→ **Exercise**
Exactly retype the opening line of the entries and every line after it, ending with the line that contains "width=115pt, minimum height=84.5pt]". Skip all pictures.

[Code that draws figures]
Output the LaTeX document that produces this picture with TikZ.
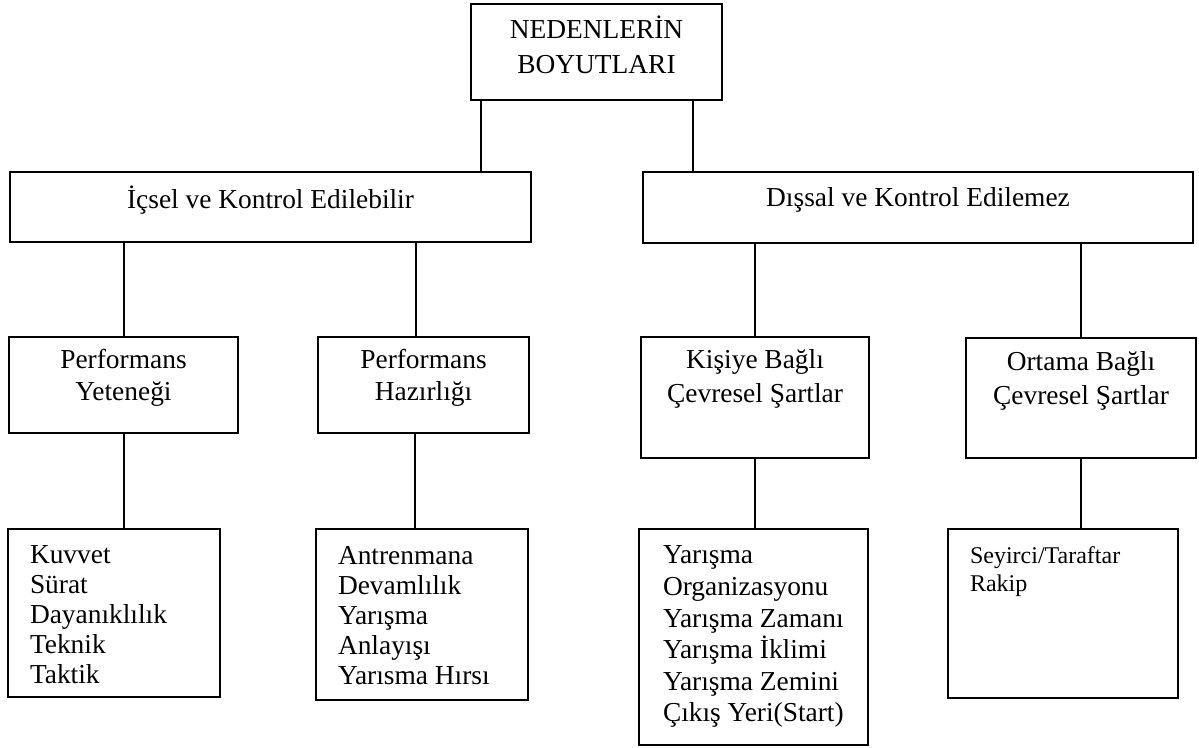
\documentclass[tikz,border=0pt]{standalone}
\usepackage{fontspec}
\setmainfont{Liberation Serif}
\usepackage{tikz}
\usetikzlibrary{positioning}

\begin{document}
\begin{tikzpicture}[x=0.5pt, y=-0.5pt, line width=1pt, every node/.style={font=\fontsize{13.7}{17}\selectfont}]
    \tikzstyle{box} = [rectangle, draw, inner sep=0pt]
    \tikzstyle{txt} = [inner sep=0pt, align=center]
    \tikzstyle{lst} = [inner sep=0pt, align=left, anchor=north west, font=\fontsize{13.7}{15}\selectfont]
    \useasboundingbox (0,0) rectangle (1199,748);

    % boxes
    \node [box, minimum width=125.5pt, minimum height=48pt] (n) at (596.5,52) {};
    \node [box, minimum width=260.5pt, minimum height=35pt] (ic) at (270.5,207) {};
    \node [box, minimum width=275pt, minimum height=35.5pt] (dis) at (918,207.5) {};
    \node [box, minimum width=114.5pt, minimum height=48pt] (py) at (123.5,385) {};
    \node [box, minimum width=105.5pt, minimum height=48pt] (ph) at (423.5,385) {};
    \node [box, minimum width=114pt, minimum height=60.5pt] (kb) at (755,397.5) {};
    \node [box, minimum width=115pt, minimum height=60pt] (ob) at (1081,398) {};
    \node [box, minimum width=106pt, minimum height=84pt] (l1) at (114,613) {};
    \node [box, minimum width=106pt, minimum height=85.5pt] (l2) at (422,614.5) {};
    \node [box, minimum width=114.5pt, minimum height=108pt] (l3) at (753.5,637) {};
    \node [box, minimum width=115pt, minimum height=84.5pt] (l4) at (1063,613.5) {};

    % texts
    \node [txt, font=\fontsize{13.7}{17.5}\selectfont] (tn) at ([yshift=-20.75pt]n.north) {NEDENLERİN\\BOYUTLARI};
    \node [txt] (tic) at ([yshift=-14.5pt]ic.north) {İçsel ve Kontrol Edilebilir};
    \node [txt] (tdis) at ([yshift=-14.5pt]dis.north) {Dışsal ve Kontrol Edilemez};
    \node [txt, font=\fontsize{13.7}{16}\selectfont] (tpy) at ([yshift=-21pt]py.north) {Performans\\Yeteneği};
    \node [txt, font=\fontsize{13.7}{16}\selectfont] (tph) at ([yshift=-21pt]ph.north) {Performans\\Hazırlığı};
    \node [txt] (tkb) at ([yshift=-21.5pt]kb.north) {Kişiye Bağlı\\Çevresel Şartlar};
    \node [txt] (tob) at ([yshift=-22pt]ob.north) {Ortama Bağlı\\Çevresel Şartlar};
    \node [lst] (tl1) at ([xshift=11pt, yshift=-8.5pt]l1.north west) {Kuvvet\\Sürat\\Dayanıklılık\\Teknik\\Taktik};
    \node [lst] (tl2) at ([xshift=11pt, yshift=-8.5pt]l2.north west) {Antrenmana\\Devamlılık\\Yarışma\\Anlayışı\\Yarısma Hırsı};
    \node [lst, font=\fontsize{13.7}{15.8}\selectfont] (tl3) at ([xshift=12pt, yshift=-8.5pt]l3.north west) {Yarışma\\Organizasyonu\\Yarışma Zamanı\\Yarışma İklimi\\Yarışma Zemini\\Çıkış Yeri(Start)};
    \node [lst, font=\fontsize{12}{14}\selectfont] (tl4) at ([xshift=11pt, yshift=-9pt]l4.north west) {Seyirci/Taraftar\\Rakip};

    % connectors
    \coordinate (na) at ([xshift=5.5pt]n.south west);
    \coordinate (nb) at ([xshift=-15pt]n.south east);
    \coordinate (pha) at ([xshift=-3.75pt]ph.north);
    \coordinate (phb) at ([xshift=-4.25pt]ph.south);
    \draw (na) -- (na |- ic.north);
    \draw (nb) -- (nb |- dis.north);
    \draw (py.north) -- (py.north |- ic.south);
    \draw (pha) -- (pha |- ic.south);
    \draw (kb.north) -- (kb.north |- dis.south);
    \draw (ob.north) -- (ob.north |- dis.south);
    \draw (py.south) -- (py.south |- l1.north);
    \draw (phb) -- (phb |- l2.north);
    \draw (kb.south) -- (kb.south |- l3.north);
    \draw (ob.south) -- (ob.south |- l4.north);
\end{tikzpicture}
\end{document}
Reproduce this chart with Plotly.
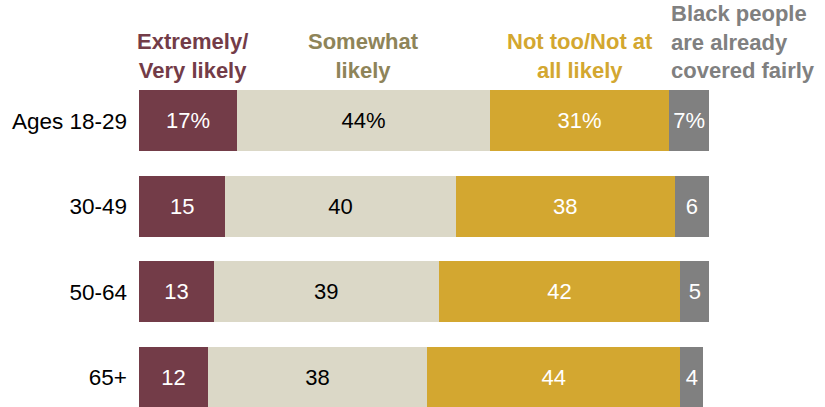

→ **Finished answer**
Output the LaTeX document that produces this picture with TikZ.
\documentclass[tikz,border=0pt]{standalone}
\usepackage{fontspec}
\setmainfont{Liberation Serif}
\usepackage{tikz}
\usetikzlibrary{positioning}

\begin{document}
\begin{tikzpicture}[x=0.5pt, y=-0.5pt, line width=1pt, every node/.style={font=\fontsize{13.7}{17}\selectfont}]
    \tikzstyle{box} = [rectangle, draw, inner sep=0pt]
    \tikzstyle{txt} = [inner sep=0pt, align=center]
    \tikzstyle{lst} = [inner sep=0pt, align=left, anchor=north west, font=\fontsize{13.7}{15}\selectfont]
    \useasboundingbox (0,0) rectangle (1199,748);

    % boxes
    \node [box, minimum width=125.5pt, minimum height=48pt] (n) at (596.5,52) {};
    \node [box, minimum width=260.5pt, minimum height=35pt] (ic) at (270.5,207) {};
    \node [box, minimum width=275pt, minimum height=35.5pt] (dis) at (918,207.5) {};
    \node [box, minimum width=114.5pt, minimum height=48pt] (py) at (123.5,385) {};
    \node [box, minimum width=105.5pt, minimum height=48pt] (ph) at (423.5,385) {};
    \node [box, minimum width=114pt, minimum height=60.5pt] (kb) at (755,397.5) {};
    \node [box, minimum width=115pt, minimum height=60pt] (ob) at (1081,398) {};
    \node [box, minimum width=106pt, minimum height=84pt] (l1) at (114,613) {};
    \node [box, minimum width=106pt, minimum height=85.5pt] (l2) at (422,614.5) {};
    \node [box, minimum width=114.5pt, minimum height=108pt] (l3) at (753.5,637) {};
    \node [box, minimum width=115pt, minimum height=84.5pt] (l4) at (1063,613.5) {};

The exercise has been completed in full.